> The exercise
Retype all material exactly. Pictures stay out of the copy.

##### Information provided

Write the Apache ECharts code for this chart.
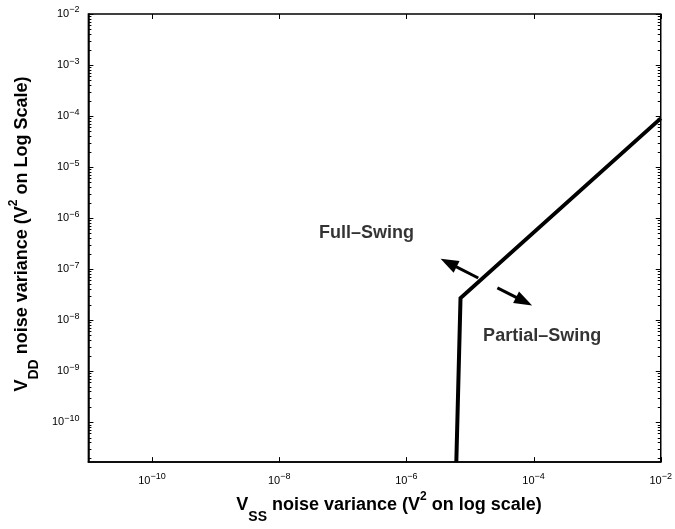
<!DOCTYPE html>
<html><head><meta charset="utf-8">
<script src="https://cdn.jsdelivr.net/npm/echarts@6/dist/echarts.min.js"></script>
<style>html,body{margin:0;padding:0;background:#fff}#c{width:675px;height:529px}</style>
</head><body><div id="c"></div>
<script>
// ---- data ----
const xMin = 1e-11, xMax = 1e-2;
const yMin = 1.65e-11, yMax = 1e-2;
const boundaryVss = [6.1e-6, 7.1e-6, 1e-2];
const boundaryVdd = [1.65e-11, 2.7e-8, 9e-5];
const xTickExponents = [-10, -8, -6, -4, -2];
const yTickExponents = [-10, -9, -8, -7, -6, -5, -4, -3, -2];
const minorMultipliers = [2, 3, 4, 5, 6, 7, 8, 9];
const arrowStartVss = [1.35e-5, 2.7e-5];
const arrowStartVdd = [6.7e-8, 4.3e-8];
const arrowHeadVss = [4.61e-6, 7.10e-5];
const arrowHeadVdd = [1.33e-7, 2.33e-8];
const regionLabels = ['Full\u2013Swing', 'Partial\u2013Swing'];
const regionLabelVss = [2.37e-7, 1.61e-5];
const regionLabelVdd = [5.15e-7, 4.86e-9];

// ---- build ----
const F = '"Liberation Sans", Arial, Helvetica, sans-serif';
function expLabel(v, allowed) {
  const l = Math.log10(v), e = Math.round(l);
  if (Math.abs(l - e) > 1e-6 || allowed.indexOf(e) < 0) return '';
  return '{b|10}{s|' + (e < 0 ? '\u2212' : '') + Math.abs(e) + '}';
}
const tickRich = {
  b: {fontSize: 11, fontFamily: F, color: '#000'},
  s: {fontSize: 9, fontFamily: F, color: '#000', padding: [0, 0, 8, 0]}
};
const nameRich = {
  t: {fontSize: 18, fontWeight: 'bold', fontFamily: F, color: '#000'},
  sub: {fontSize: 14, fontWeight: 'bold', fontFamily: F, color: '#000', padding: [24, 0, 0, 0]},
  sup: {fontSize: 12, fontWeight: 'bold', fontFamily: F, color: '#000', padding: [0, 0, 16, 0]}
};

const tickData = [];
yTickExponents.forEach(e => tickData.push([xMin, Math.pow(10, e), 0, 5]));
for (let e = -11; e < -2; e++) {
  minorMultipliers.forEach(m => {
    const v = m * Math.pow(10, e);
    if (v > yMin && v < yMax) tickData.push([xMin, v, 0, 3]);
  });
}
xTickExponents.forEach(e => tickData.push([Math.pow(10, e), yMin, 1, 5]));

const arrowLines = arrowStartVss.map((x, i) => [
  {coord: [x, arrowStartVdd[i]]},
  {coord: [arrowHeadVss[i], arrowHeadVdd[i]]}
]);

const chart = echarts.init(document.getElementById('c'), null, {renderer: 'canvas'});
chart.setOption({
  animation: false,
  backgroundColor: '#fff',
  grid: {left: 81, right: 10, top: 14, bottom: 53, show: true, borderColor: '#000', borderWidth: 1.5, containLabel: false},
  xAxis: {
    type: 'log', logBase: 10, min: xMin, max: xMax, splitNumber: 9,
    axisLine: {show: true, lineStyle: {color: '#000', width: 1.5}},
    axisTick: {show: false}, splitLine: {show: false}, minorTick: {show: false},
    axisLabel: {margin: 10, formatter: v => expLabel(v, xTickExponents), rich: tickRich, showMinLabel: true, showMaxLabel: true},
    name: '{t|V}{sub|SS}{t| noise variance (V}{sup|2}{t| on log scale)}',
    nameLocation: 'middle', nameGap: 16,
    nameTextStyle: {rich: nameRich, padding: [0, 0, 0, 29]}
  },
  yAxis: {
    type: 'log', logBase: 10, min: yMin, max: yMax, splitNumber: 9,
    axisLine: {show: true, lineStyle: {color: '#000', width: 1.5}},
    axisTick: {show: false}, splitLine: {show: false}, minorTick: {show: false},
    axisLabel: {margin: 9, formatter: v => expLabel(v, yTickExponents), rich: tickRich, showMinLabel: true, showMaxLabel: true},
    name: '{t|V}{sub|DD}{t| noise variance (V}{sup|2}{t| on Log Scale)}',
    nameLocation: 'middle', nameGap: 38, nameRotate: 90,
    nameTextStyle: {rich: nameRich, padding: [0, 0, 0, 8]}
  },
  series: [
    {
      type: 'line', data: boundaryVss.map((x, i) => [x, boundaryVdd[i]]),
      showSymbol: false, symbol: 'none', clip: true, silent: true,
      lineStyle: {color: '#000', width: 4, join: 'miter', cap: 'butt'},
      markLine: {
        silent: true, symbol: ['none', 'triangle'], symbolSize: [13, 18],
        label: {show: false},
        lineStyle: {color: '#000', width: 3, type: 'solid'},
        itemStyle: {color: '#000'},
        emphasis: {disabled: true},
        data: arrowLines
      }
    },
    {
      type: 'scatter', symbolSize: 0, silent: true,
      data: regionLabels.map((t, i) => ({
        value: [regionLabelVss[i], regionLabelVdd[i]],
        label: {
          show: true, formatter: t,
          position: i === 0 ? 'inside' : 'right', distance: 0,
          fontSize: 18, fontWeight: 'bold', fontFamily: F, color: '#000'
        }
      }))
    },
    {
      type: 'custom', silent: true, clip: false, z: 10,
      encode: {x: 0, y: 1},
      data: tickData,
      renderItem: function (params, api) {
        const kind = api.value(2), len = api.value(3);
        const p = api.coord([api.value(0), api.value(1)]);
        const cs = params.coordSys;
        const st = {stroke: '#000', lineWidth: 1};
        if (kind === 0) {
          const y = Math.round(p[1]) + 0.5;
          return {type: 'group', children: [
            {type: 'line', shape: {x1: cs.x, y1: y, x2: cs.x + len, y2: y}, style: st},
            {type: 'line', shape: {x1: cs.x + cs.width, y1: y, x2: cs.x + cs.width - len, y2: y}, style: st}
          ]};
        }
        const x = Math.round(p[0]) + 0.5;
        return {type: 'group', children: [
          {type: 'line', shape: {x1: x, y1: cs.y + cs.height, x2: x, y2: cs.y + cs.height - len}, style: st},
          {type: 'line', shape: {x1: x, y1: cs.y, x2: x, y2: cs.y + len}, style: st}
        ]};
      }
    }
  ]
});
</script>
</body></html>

##########

> Final result
Write the Apache ECharts code for this chart.
<!DOCTYPE html>
<html><head><meta charset="utf-8">
<script src="https://cdn.jsdelivr.net/npm/echarts@6/dist/echarts.min.js"></script>
<style>html,body{margin:0;padding:0;background:#fff}#c{width:675px;height:529px}</style>
</head><body><div id="c"></div>
<script>
// ---- data ----
const xMin = 1e-11, xMax = 1e-2;
const yMin = 1.65e-11, yMax = 1e-2;
const boundaryVss = [6.1e-6, 7.1e-6, 1e-2];
const boundaryVdd = [1.65e-11, 2.7e-8, 9e-5];
const xTickExponents = [-10, -8, -6, -4, -2];
const yTickExponents = [-10, -9, -8, -7, -6, -5, -4, -3, -2];
const minorMultipliers = [2, 3, 4, 5, 6, 7, 8, 9];
const arrowStartVss = [1.35e-5, 2.7e-5];
const arrowStartVdd = [6.7e-8, 4.3e-8];
const arrowHeadVss = [4.61e-6, 7.10e-5];
const arrowHeadVdd = [1.33e-7, 2.33e-8];
const regionLabels = ['Full\u2013Swing', 'Partial\u2013Swing'];
const regionLabelVss = [2.37e-7, 1.61e-5];
const regionLabelVdd = [5.15e-7, 4.86e-9];

// ---- build ----
const F = '"Liberation Sans", Arial, Helvetica, sans-serif';
function expLabel(v, allowed) {
  const l = Math.log10(v), e = Math.round(l);
  if (Math.abs(l - e) > 1e-6 || allowed.indexOf(e) < 0) return '';
  return '{b|10}{s|' + (e < 0 ? '\u2212' : '') + Math.abs(e) + '}';
}
const tickRich = {
  b: {fontSize: 11, fontFamily: F, color: '#000'},
  s: {fontSize: 9, fontFamily: F, color: '#000', padding: [0, 0, 8, 0]}
};
const nameRich = {
  t: {fontSize: 18, fontWeight: 'bold', fontFamily: F, color: '#000'},
  sub: {fontSize: 14, fontWeight: 'bold', fontFamily: F, color: '#000', padding: [24, 0, 0, 0]},
  sup: {fontSize: 12, fontWeight: 'bold', fontFamily: F, color: '#000', padding: [0, 0, 16, 0]}
};

const tickData = [];
yTickExponents.forEach(e => tickData.push([xMin, Math.pow(10, e), 0, 5]));
for (let e = -11; e < -2; e++) {
  minorMultipliers.forEach(m => {
    const v = m * Math.pow(10, e);
    if (v > yMin && v < yMax) tickData.push([xMin, v, 0, 3]);
  });
}
xTickExponents.forEach(e => tickData.push([Math.pow(10, e), yMin, 1, 5]));

const arrowLines = arrowStartVss.map((x, i) => [
  {coord: [x, arrowStartVdd[i]]},
  {coord: [arrowHeadVss[i], arrowHeadVdd[i]]}
]);

const chart = echarts.init(document.getElementById('c'), null, {renderer: 'canvas'});
chart.setOption({
  animation: false,
  backgroundColor: '#fff',
  grid: {left: 81, right: 10, top: 14, bottom: 53, show: true, borderColor: '#000', borderWidth: 1.5, containLabel: false},
  xAxis: {
    type: 'log', logBase: 10, min: xMin, max: xMax, splitNumber: 9,
    axisLine: {show: true, lineStyle: {color: '#000', width: 1.5}},
    axisTick: {show: false}, splitLine: {show: false}, minorTick: {show: false},
    axisLabel: {margin: 10, formatter: v => expLabel(v, xTickExponents), rich: tickRich, showMinLabel: true, showMaxLabel: true},
    name: '{t|V}{sub|SS}{t| noise variance (V}{sup|2}{t| on log scale)}',
    nameLocation: 'middle', nameGap: 16,
    nameTextStyle: {rich: nameRich, padding: [0, 0, 0, 29]}
  },
  yAxis: {
    type: 'log', logBase: 10, min: yMin, max: yMax, splitNumber: 9,
    axisLine: {show: true, lineStyle: {color: '#000', width: 1.5}},
    axisTick: {show: false}, splitLine: {show: false}, minorTick: {show: false},
    axisLabel: {margin: 9, formatter: v => expLabel(v, yTickExponents), rich: tickRich, showMinLabel: true, showMaxLabel: true},
    name: '{t|V}{sub|DD}{t| noise variance (V}{sup|2}{t| on Log Scale)}',
    nameLocation: 'middle', nameGap: 38, nameRotate: 90,
    nameTextStyle: {rich: nameRich, padding: [0, 0, 0, 8]}
  },
  series: [
    {
      type: 'line', data: boundaryVss.map((x, i) => [x, boundaryVdd[i]]),
      showSymbol: false, symbol: 'none', clip: true, silent: true,
      lineStyle: {color: '#000', width: 4, join: 'miter', cap: 'butt'},
      markLine: {
        silent: true, symbol: ['none', 'triangle'], symbolSize: [13, 18],
        label: {show: false},
        lineStyle: {color: '#000', width: 3, type: 'solid'},
        itemStyle: {color: '#000'},
        emphasis: {disabled: true},
        data: arrowLines
      }
    },
    {
      type: 'scatter', symbolSize: 0, silent: true,
      data: regionLabels.map((t, i) => ({
        value: [regionLabelVss[i], regionLabelVdd[i]],
        label: {
          show: true, formatter: t,
          position: i === 0 ? 'inside' : 'right', distance: 0,
          fontSize: 18, fontWeight: 'bold', fontFamily: F, color: '#000'
        }
      }))
    },
    {
      type: 'custom', silent: true, clip: false, z: 10,
      encode: {x: 0, y: 1},
      data: tickData,
      renderItem: function (params, api) {
        const kind = api.value(2), len = api.value(3);
        const p = api.coord([api.value(0), api.value(1)]);
        const cs = params.coordSys;
        const st = {stroke: '#000', lineWidth: 1};
        if (kind === 0) {
          const y = Math.round(p[1]) + 0.5;
          return {type: 'group', children: [
            {type: 'line', shape: {x1: cs.x, y1: y, x2: cs.x + len, y2: y}, style: st},
            {type: 'line', shape: {x1: cs.x + cs.width, y1: y, x2: cs.x + cs.width - len, y2: y}, style: st}
          ]};
        }
        const x = Math.round(p[0]) + 0.5;
        return {type: 'group', children: [
          {type: 'line', shape: {x1: x, y1: cs.y + cs.height, x2: x, y2: cs.y + cs.height - len}, style: st},
          {type: 'line', shape: {x1: x, y1: cs.y, x2: x, y2: cs.y + len}, style: st}
        ]};
      }
    }
  ]
});
</script>
</body></html>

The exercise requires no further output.